If you closed your eyes and listened to the sound reverberating throughout Madison Square Garden, you were transported to a time that has since been relegated to the National Hockey League’s history.

The roar was equal parts bloodlust, vengeance, revenge and appreciation for a job done, thirty-nine seconds into the Flyers-Rangers resumption of hostilities on Valentine’s Day.

There was Dylan McIlrath, paired with newly-minted Rangers villain Wayne Simmonds. Simmonds had earned the disdain of the Rangers and the fanbase for landing a gloved punch to the jaw of Ryan McDonagh 10:36 into the Blueshirts’ 3-2 win over the Flyers in Philadelphia on Feb. 6, leaving the Rangers captain concussed.

The rematch at the Garden would be the Rangers first chance to exact the frontier justice promised by Tanner Glass and others. 

Buzz grew during warmups as McIlrath and Simmonds engaged in a not-so-friendly discussion. Neither was on the ice for the opening face-off, but after a stoppage of play, both hopped over the boards.

Anticipation morphed into reality. Gloves were dropped, punches were thrown, Simmonds was bloodied and McIlrath implored the 18,006 in attendance to use their voices to shake down the heavens. Twenty seconds later, Glass decisioned Ryan White, and the Rangers were on their way to a 3-1 win over their hated rival.

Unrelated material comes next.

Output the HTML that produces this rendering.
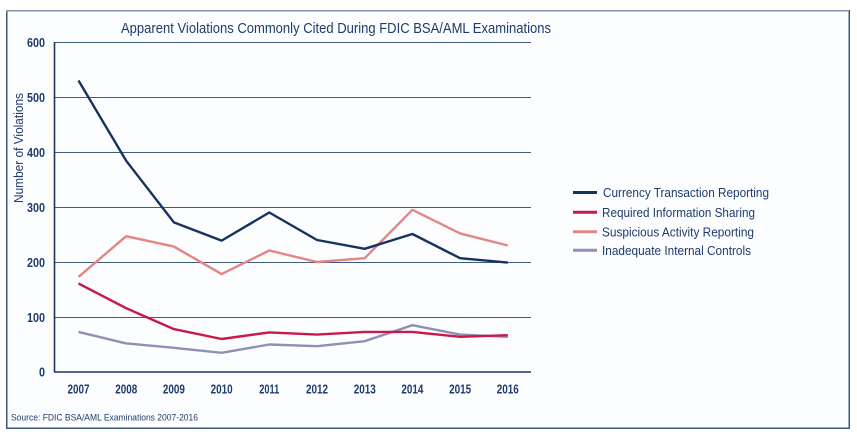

“There is no doubt that guys were sticking up for [Ryan McDonagh] with what happened in [Philadelphia],” Alain Vigneault said after the game. “I can’t say I’m displeased about seeing that, but I am most pleased about how he played and the fact that we won the game. There is no doubt that what [McIlrath] and [Glass] did there was a big part of the emotion that was in the game.”

The fights were a brief moment in time, but the reaction to McIlrath could be viewed as the birth of the latest love affair between a player and the worshipers that pack the pews every night.

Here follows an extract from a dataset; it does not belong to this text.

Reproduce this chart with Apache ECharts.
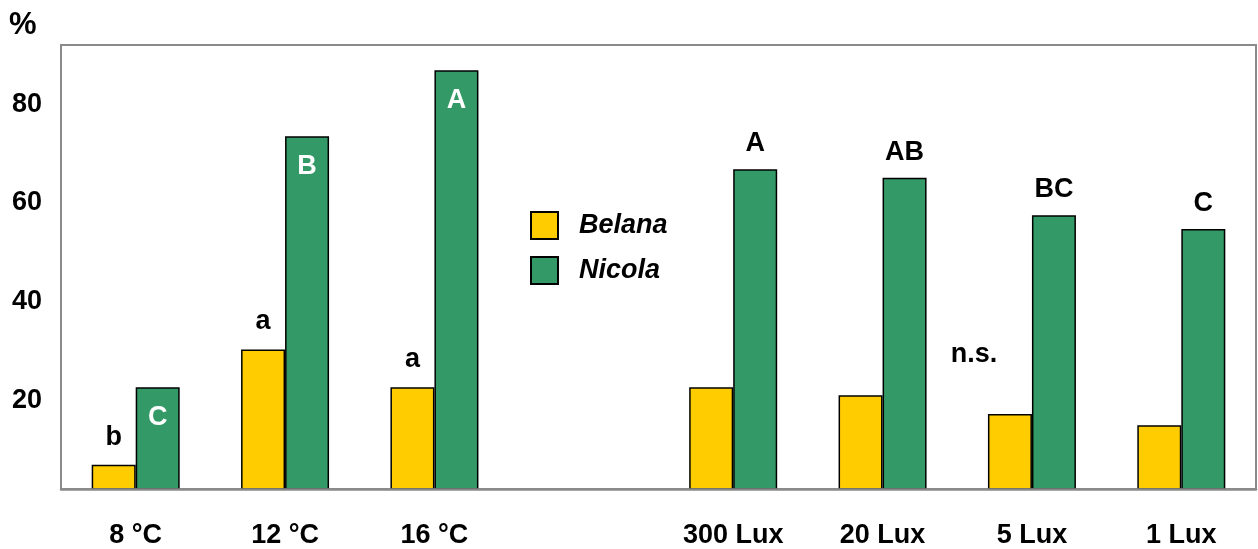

It has been a long time coming for the 10th overall pick in the 2010 Draft. The selection of the defenseman from the Moose Jaw Warriors has been criticized as Anaheim Ducks defenseman Cam Fowler and St. Louis Blues sniper Vladimir Tarasenko were still on the board when the Rangers selected the kid nicknamed ‘The Undertaker’ in the tough Western Hockey League. 

Factor in a dislocated knee cap, forcing an extended gestation period with the Rangers’ AHL affiliate in Hartford, and the word ‘bust’ was linked to McIlrath, even as organizational decision makers swore he was progressing.

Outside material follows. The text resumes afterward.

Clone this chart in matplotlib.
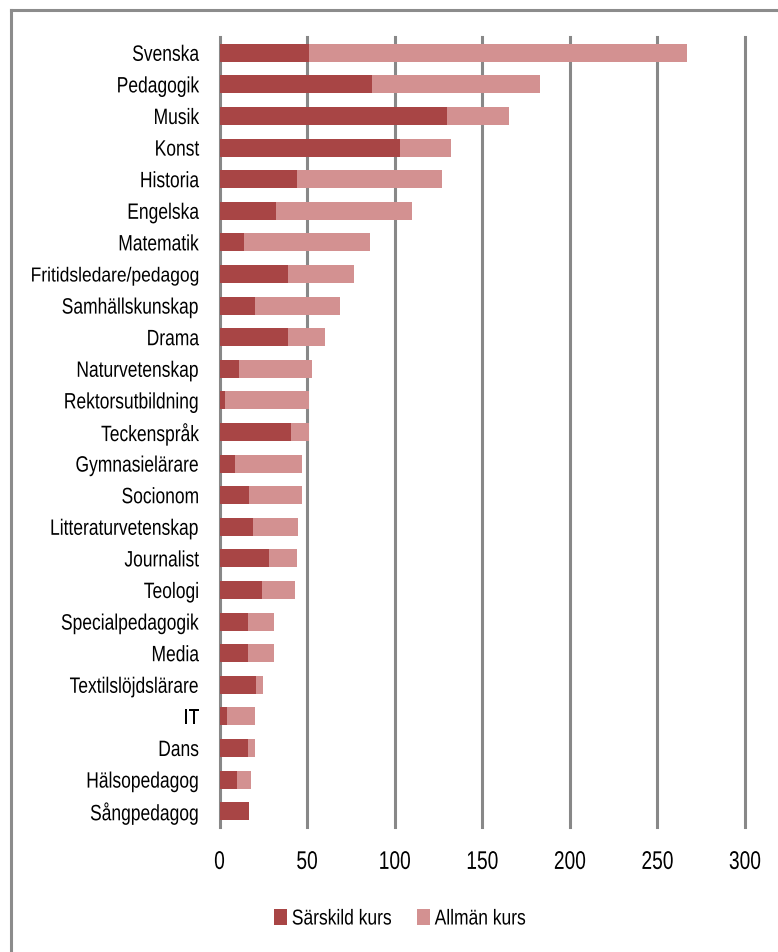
import types
import matplotlib
matplotlib.use("Agg")
import matplotlib.pyplot as plt
from matplotlib.lines import Line2D
from matplotlib.patheffects import AbstractPathEffect
from matplotlib.transforms import Affine2D, Bbox
from matplotlib.text import Text

categories = ["Svenska", "Pedagogik", "Musik", "Konst", "Historia", "Engelska",
              "Matematik", "Fritidsledare/pedagog", "Samhällskunskap", "Drama",
              "Naturvetenskap", "Rektorsutbildning", "Teckenspråk", "Gymnasielärare",
              "Socionom", "Litteraturvetenskap", "Journalist", "Teologi",
              "Specialpedagogik", "Media", "Textilslöjdslärare", "IT", "Dans",
              "Hälsopedagog", "Sångpedagog"]
sarskild = [51, 87, 130, 103, 44, 32, 14, 39, 20, 39, 11, 3, 41, 9, 17, 19, 28, 24,
            16, 16, 21, 4, 16, 10, 17]
allman = [216, 96, 35, 29, 83, 78, 72, 38, 49, 21, 42, 48, 10, 38, 30, 26, 16, 19,
          15, 15, 4, 16, 4, 8, 0]
xticks = [0, 50, 100, 150, 200, 250, 300]
series_names = ["Särskild kurs", "Allmän kurs"]


class HScale(AbstractPathEffect):
    """Horizontally condense text (narrow font look), anchored left/right/center."""

    def __init__(self, sx, anchor="left"):
        super().__init__()
        self.sx = sx
        self.anchor = anchor

    def draw_path(self, renderer, gc, tpath, affine, rgbFace=None):
        ext = tpath.get_extents(affine)
        if self.anchor == "right":
            a = ext.x1
        elif self.anchor == "center":
            a = 0.5 * (ext.x0 + ext.x1)
        else:
            a = ext.x0
        new = affine + Affine2D().translate(-a, 0).scale(self.sx, 1).translate(a, 0)
        renderer.draw_path(gc, tpath, new, rgbFace)


def condense(txt, sx, anchor):
    txt.set_path_effects([HScale(sx, anchor)])

    def extent(self, renderer=None, dpi=None):
        bb = Text.get_window_extent(self, renderer, dpi)
        x0, x1 = bb.x0, bb.x1
        if anchor == "right":
            a = x1
        elif anchor == "center":
            a = 0.5 * (x0 + x1)
        else:
            a = x0
        return Bbox([[a + (x0 - a) * sx, bb.y0], [a + (x1 - a) * sx, bb.y1]])

    txt.get_window_extent = types.MethodType(extent, txt)


plt.rcParams["font.family"] = ["Liberation Sans", "DejaVu Sans"]

W, H = 778, 953
fig = plt.figure(figsize=(W / 100, H / 100), dpi=100)
ax = fig.add_axes([219.5 / W, 1 - 828 / H, (745 - 219.5) / W, (828 - 38) / H])

dark = "#A84545"
light = "#D39191"
n = len(categories)
ypos = list(range(n))
ax.barh(ypos, sarskild, height=0.57, color=dark, label=series_names[0], zorder=3)
ax.barh(ypos, allman, left=sarskild, height=0.57, color=light, label=series_names[1], zorder=3)

ax.set_ylim(n - 0.5, -0.5)
ax.set_xlim(0, 300)
ax.set_xticks(xticks)
ax.set_xticklabels([str(t) for t in xticks], fontsize=18.4)
ax.set_yticks(ypos)
ax.set_yticklabels(categories, fontsize=16)
ax.tick_params(axis="both", length=0, colors="black")
ax.tick_params(axis="x", pad=16.5)
ax.tick_params(axis="y", pad=14.5)
for lbl in ax.get_yticklabels():
    if len(lbl.get_text()) > 20:
        # longest label: slightly smaller base size so its layout box stays in the figure
        lbl.set_fontsize(14.6)
        condense(lbl, 0.86, "right")
    else:
        condense(lbl, 0.785, "right")
for lbl in ax.get_xticklabels():
    condense(lbl, 0.75, "center")
for s in ax.spines.values():
    s.set_visible(False)
ax.grid(axis="x", color="#888888", linewidth=2.2, zorder=0)
ax.set_axisbelow(True)
for gl in ax.get_xgridlines():
    gl.set_clip_on(False)

handles, labels = ax.get_legend_handles_labels()
leg_x = [274 / W, 417 / W]
for h, l, lx in zip(handles, labels, leg_x):
    leg = fig.legend([h], [l], loc="center left", bbox_to_anchor=(lx, 1 - 920 / H),
                     frameon=False, fontsize=15.5, handlelength=0.6, handleheight=0.75,
                     handletextpad=0.22, borderpad=0, borderaxespad=0)
    for t in leg.get_texts():
        condense(t, 0.81, "left")

# outer frame lines (top and left)
fig.add_artist(Line2D([11 / W, 1], [1 - 11 / H, 1 - 11 / H], color="#8c8c8c", lw=2.2))
fig.add_artist(Line2D([11 / W, 11 / W], [0, 1 - 11 / H], color="#8c8c8c", lw=2.2))

fig.savefig("out.png", dpi=100)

He proved them right during training camp and the preseason, where he earned a job as essentially the seventh defenseman. McIlrath has a slash line of 2-1-3 and 51 penalty minutes in 26 games while providing the kind of physicality the Vigneault-era Rangers are not know for.

“I wanted to send a message. I wanted to stick up for my teammate, our captain, our best player. I can respect [Simmonds] for squaring up with me, and I’m just happy how it all worked out,” McIlrath said of his fight. “You could see the crowd got into it right away. I think our team got into it. [Glass] followed it up with another great scrap. I think it was important to get a good start and I think that definitely helped it.”